Anyway, after a week — A VERG LONG AND EXHAUSTING WEEK — we finally had success tonight.
SO… for any of you who are working on this, and don’t know how you’ll survive the horrible sleep training phase, here’s our stats for this week.
If you’re using the book, we were doing “the sleep wave” with the 5-minutes checks and our boy cries before sleeping to let out the day’s frustration. It’s horrible to listen to, but he’s as stubborn as his parents and didn’t like the change.
Please note: this is NOT a cry-it-out method, so before you tell me how terrible that is, read the damn book. And if you still don’t like it, take it up with the authors. We’ve reviewed the options and as far as we can see this is the best, most loving, well-researched way to help our son develop a lifetime of good sleep habits. If he’s unhappy with transition (and who really likes change anyway?) then we’re willing to suffer our own discomfort and love him through his displeasure and frustration. It’s the same reason we don’t feed him sugary foods and why we introduced him initially to green veggies before fruits. We’re playing the long game here.

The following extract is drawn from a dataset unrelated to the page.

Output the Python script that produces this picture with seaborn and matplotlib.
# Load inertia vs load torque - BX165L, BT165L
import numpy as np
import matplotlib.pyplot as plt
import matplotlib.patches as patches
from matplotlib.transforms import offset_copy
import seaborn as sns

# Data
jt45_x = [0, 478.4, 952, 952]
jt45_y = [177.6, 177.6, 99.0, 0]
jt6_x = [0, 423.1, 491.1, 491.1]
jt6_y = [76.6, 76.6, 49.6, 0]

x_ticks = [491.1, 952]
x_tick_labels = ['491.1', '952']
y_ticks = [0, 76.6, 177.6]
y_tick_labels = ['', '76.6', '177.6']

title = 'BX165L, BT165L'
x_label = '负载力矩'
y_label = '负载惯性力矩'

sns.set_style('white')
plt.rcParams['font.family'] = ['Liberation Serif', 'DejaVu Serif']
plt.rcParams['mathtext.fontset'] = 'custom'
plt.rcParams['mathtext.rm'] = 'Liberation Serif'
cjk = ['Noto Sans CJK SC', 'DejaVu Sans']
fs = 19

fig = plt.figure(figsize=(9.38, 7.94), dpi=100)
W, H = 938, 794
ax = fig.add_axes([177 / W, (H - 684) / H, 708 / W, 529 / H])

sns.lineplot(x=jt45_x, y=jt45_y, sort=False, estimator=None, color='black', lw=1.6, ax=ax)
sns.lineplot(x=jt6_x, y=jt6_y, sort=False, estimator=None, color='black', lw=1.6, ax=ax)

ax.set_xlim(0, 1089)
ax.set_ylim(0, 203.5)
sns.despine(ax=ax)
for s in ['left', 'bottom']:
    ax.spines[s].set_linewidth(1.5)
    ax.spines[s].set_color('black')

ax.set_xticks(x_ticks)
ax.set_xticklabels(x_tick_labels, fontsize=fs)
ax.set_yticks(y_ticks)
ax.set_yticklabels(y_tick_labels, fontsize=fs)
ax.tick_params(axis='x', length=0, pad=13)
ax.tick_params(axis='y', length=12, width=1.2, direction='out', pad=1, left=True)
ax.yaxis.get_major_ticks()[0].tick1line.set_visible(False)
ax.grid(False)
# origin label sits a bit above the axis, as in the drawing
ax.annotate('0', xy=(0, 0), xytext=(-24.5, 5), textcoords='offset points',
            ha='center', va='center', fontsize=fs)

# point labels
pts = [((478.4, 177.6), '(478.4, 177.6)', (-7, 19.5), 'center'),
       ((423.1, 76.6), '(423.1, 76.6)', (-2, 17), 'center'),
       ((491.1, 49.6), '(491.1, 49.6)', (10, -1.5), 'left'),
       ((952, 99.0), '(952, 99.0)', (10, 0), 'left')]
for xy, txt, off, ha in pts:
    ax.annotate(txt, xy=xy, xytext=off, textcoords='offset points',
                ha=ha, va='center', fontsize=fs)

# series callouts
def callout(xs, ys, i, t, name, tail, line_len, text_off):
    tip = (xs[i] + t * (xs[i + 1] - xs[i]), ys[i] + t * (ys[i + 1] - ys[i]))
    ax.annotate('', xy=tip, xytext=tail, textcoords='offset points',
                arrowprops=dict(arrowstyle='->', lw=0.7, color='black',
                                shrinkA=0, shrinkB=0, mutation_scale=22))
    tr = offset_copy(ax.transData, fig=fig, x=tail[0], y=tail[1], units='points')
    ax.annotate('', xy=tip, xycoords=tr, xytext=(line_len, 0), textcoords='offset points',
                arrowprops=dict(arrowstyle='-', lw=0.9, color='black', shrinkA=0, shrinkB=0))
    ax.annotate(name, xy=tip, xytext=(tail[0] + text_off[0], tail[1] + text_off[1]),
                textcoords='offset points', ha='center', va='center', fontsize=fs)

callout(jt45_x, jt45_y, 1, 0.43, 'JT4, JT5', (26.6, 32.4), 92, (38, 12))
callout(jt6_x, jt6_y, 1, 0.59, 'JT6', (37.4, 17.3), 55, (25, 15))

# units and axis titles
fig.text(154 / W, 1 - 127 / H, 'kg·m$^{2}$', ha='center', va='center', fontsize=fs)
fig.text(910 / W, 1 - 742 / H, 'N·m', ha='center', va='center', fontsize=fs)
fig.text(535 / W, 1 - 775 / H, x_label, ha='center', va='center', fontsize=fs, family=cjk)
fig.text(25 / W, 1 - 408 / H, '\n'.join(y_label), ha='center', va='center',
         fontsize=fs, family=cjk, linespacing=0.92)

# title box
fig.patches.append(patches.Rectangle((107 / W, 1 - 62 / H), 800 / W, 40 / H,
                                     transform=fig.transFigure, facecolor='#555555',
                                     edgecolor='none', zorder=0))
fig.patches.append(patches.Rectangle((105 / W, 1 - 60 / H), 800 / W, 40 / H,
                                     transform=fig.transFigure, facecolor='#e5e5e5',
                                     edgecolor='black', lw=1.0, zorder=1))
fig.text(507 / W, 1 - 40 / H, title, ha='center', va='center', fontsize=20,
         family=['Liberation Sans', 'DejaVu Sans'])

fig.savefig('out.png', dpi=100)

Restarted on 09/16/16 (Fri)
Bedtime Sleep Stats (aka how long it took him to go to sleep):
Fri – took 60 min; slept 10 hrs 16 min
Sat – took 35 min; slept 9 hrs 17 min
Sun – took 40 min; slept 11 hrs 49 min
Mon – took 50 min; slept 6 hrs 37 min, fell out of bed, slept another 2 hrs 7 min
Tues – took 26 min!! slept 12 hrs 25 min
Wed – took 38 min; slept 11 hrs 12 min
Thurs – took <5 min (and mommy collapsed in exhaustion- then couldn’t sleep until she wrote all this down….)

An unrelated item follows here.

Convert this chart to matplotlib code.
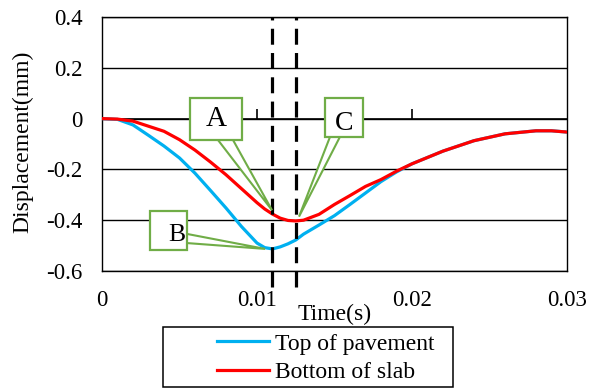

Naps- 80 min; 100 min; 20 min (put down asleep; started sleep wave again at bedtime)
Bedtime: took 1 hour to lie down/ sleep
Naps- 30 min; 80 min; (went swimming mid-day)
Bedtime: took 35 min to lie down/ sleep
Naps- 30 min; refused (tried for 40 min); 40 min (took 30 min to go to sleep).
Bedtime: took 40 min to lie down/ sleep
DECIDED TO SWITCH TO 2 NAPS/ DAY (starting tomorrow)
Naps- refused nap 9:04-9:45; refused nap again 10:42-11:07; slept in car 12:10-25 (15 min); in p&p 2:07 & sleeping at 2:43-4:05 (1 hr 22min) (minimal crying).
Bedtime- took 50 min to lie down/ sleep; woke at 10:15pm and after 2 5-min checks brought into bed bc A was going to sleep; fell asleep at 11; Fell out of bed at 5:39am, back to sleep at 5:46(!) until 7:53.
Naps- in p&p at 9:41, laying down at 10:05, sleeping 10:07-44 (36 min); in p&p at 2:30, laying down at 2:37, slept 2:42-4:08 (1 hr 25 min).
Bedtime- took 26 min to lie down/sleep; in p&p at 6:57, laying down at 7:21, sleeping at 7:23.
Naps- refused nap 1, 20-min nap in car after kindermusik/ grocery store
Bedtime- took 38 min; asleep at 7:18.
Naps- 34 minute nap (9:20-9:55, fell asleep in 2 min!), then a 38 minute nap (2:07-2:45)
Bedtime- took less than 5 minutes to lay down and go to sleep. (I’m so exhausted I’m delirious, but he did it! I’m very proud of him! And us for surviving such a difficult week!!!)